Maybe history? Because this is a book about history. I will acknowledge that in some fantasy novels historical exposition can be a bad sign. The Winged Histories isn’t that kind of book. The problems with fantasy history come up when novels infodump a load of ancient creation myths explaining where the generic Evil Forces came from and what Mighty Plot Coupon the hero needs to make them go away. The Winged Histories is about history, and brief passages from Olondria’s official history actually appear in the novel, but it’s the kind of history people feel things about. The Winged Histories is about history that affects its characters’ lives and material realities. It matters to Tavis and Siski that Kestenya, their home, is part of Olondria, and that once it wasn’t. It makes a difference in their lives that their family has ties to Olondria’s rulers–their cousin Dasya is an heir to the throne–that, correctly exploited, could make their family important again.

Tavis is not, at first, concerned with history. She joins the army just because she wants to be a soldier. We get her limited view of the border skirmishes that keep the army busy on the edge of Kestenya. Who is she fighting, and why? She’s not totally sure. She starts to think maybe it’s not good that she’s not sure. Maybe, if she’s going to risk her life, she should risk it for Kestenya. The history of Olondria is placed between the narrators’ sections, so we don’t get exposition until we’ve gotten to know Tavis, and she’s started caring about history, and so by that point we care about Olondria’s history, too.

The historical sections are titled “From Our Common History.” There’s an understanding here–often elided in fantasy–that history is told from a certain point of view, that histories choose certain facts to present, leaving others out. Even objective, honest histories–there’s a lot of information out there, too much for any one history to hold. That’s why there’s always room for new histories of events we’ve studied for centuries: there’s always more to tell.
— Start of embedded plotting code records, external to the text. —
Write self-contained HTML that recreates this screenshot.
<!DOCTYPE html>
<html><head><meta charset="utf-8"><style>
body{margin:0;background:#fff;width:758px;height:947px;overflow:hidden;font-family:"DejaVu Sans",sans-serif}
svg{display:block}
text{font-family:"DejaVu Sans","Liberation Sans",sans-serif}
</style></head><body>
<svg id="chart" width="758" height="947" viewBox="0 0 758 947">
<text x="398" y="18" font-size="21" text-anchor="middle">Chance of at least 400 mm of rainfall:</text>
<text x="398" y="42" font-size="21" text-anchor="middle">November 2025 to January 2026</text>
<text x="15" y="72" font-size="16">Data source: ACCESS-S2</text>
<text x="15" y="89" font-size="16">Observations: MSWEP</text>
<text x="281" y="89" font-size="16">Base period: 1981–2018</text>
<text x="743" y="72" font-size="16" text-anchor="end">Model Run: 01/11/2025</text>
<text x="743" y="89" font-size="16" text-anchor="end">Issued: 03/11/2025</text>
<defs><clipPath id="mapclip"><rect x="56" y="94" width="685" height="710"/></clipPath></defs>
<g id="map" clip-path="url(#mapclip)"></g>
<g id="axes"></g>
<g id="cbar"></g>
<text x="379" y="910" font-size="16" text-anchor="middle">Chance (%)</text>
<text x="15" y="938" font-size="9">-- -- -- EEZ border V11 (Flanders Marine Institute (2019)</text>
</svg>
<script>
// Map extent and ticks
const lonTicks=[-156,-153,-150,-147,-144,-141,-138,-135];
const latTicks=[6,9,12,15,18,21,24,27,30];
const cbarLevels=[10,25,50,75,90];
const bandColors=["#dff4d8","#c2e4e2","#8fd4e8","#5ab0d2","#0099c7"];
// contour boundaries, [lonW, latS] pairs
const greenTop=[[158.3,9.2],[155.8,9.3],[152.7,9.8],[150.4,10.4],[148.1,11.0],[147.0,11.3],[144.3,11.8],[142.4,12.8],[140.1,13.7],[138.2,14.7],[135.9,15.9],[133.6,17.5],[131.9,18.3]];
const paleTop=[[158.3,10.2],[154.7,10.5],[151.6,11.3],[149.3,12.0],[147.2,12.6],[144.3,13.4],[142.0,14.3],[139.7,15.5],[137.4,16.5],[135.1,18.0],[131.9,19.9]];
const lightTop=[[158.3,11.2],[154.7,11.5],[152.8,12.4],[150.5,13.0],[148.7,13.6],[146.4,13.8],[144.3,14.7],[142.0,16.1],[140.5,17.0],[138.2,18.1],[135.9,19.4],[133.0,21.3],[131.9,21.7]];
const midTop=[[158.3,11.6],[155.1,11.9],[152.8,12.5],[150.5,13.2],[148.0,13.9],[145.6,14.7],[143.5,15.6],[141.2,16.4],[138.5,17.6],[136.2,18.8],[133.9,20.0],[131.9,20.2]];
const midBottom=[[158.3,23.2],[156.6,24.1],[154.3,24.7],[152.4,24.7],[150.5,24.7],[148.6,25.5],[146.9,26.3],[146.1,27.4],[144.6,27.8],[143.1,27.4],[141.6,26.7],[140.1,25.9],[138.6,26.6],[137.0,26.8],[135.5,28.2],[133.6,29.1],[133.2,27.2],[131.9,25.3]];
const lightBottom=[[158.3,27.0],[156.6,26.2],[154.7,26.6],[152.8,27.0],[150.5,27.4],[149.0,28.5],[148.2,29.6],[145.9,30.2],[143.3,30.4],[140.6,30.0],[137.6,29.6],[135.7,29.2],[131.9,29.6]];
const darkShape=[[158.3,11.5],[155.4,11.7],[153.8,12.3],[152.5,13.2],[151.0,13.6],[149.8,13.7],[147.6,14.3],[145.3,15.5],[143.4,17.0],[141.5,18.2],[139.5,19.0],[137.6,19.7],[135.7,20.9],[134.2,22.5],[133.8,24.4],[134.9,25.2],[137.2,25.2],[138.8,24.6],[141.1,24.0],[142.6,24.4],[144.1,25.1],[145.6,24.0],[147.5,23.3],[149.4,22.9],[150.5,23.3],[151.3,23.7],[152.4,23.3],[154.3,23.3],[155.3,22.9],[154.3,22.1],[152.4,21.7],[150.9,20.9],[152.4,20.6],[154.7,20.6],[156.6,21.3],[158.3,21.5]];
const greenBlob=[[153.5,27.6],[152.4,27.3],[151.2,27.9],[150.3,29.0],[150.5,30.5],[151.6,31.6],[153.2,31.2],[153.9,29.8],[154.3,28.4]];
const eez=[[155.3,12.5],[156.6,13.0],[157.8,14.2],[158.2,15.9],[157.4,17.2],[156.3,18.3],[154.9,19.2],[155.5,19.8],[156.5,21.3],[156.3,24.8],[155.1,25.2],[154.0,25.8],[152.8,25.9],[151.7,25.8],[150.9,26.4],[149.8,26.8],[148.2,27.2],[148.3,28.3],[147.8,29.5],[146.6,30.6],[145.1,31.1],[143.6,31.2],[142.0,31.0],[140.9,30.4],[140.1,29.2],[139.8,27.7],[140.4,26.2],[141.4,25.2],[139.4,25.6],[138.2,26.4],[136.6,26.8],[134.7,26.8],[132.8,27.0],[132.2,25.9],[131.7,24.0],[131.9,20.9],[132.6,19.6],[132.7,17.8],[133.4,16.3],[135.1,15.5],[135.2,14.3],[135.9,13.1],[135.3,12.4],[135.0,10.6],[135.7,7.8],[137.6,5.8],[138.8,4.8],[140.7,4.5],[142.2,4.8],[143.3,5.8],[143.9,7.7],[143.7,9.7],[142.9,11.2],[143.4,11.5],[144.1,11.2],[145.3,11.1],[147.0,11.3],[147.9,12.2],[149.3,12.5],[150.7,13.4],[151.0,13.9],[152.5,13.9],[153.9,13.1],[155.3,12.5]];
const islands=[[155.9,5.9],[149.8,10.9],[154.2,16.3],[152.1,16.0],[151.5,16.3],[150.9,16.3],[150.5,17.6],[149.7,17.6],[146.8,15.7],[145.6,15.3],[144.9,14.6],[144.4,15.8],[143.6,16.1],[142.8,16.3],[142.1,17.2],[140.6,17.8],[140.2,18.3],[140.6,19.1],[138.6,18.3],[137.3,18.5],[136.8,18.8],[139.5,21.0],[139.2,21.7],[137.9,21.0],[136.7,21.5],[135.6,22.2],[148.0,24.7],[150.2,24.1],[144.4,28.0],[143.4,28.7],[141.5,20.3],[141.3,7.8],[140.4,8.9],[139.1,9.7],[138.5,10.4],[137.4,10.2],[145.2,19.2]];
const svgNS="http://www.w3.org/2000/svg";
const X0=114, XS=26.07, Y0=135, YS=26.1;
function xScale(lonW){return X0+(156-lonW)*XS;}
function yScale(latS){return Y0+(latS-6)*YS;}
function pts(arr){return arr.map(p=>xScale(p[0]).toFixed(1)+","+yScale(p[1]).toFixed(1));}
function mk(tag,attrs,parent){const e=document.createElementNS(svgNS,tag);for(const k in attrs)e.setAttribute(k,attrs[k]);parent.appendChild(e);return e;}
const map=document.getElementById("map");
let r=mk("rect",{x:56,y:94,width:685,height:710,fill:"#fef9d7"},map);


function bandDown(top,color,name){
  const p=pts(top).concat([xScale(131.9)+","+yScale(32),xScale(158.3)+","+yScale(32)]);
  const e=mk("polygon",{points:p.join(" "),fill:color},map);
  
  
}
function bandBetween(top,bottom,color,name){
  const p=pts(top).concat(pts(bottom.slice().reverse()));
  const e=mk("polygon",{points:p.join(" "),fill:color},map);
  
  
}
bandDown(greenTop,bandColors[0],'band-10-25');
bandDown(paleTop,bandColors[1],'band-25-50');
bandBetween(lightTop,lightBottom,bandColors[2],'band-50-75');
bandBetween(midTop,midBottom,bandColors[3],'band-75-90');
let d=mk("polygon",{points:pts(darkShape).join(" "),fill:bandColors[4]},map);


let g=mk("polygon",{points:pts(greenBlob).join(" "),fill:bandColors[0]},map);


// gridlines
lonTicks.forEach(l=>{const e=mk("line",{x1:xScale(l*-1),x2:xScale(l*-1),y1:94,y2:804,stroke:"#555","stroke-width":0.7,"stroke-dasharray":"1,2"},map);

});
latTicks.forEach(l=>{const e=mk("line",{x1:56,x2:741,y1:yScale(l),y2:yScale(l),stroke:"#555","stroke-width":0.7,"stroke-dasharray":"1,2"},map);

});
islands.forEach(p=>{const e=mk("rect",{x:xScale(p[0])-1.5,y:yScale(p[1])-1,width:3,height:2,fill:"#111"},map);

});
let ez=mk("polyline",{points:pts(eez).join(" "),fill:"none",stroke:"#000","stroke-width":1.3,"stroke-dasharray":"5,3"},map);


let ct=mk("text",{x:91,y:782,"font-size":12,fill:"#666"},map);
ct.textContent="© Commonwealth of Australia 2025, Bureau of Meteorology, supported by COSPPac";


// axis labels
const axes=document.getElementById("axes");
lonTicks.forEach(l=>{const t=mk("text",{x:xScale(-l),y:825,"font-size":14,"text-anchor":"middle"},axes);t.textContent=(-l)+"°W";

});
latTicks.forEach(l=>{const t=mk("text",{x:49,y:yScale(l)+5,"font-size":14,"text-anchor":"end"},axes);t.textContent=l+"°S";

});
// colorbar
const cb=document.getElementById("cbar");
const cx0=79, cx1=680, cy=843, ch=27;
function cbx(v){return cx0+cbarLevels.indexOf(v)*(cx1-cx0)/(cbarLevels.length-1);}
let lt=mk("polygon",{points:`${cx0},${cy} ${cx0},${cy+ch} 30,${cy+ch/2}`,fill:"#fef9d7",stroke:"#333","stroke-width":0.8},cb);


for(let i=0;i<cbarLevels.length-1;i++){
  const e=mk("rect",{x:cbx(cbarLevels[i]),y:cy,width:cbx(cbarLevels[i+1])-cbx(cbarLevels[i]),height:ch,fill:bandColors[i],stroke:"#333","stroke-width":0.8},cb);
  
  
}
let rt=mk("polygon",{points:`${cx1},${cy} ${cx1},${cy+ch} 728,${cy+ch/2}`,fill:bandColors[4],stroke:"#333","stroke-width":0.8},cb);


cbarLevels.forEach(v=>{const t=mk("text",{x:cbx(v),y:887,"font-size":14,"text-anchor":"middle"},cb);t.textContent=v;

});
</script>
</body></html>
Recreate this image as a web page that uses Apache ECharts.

Tavis, Seren, and Siski are family. Tialon seems the odd one out in this novel; she doesn’t personally know any of them, though she meets Dasya and she also has a connection to A Stranger in Olondria, having appeared in that book. Tialon has spent her life in a tower with her father, the Priest of the Stone. The Stone is literally a big rock, covered in criss-crossing carvings, that serves as his holy book. Tialon is an insider and an outsider: she’s watching a family she has no connection to from a center of power she’s never had the chance to leave.

The Stone, it turns out, has a lot more writing on it than the Priest wanted translated. A lot of people wrote a lot of different lines on this rock. Some of it sounds religious, some more mundane. The Priest calls the extra lines “Orphans” after a line he found on the Stone cursing “these orphans darkening my path.” He’s decided they’re just graffiti some punks scraped into his holy artifact although, as one scholar points out, some of the mundane lines might sound profound when taken metaphorically. The thing is, it’s entirely up to the Priest which lines are the voice of his god and which are Orphans. The Stone is a grab bag from which the Priest picked the lines that told the story he wanted to tell. Yet in his mind he isn’t that story’s author: it came from the Stone.

But by picking out the lines he wants and suppressing the others, he’s not getting the complete story. The texts on the stone are woven into and written through each other, all part of the same artifact. Tialon realizes that people, too, are “written into each other.” She doesn’t know Tavis, Siski, or Seren, but their choices affect her life, and, whether they ever realize it or not, choices Tialon makes affect theirs. Lives coexist and cross over; people are context for each other. Even people who don’t know or think anything about each other (that “orphans” line was, after all, probably referring to actual orphans).

Historical infodumps tend not to work in generic epic fantasy, but that isn’t because fantasy history is an inherently bad idea–it’s that less accomplished fantasies don’t understand history as The Winged Histories does. History isn’t important because it’s full of mysteriously accurate prophecies, or because it contains instructions for defeating the Sauron of the Month. It’s important because it’s the context for people’s lives.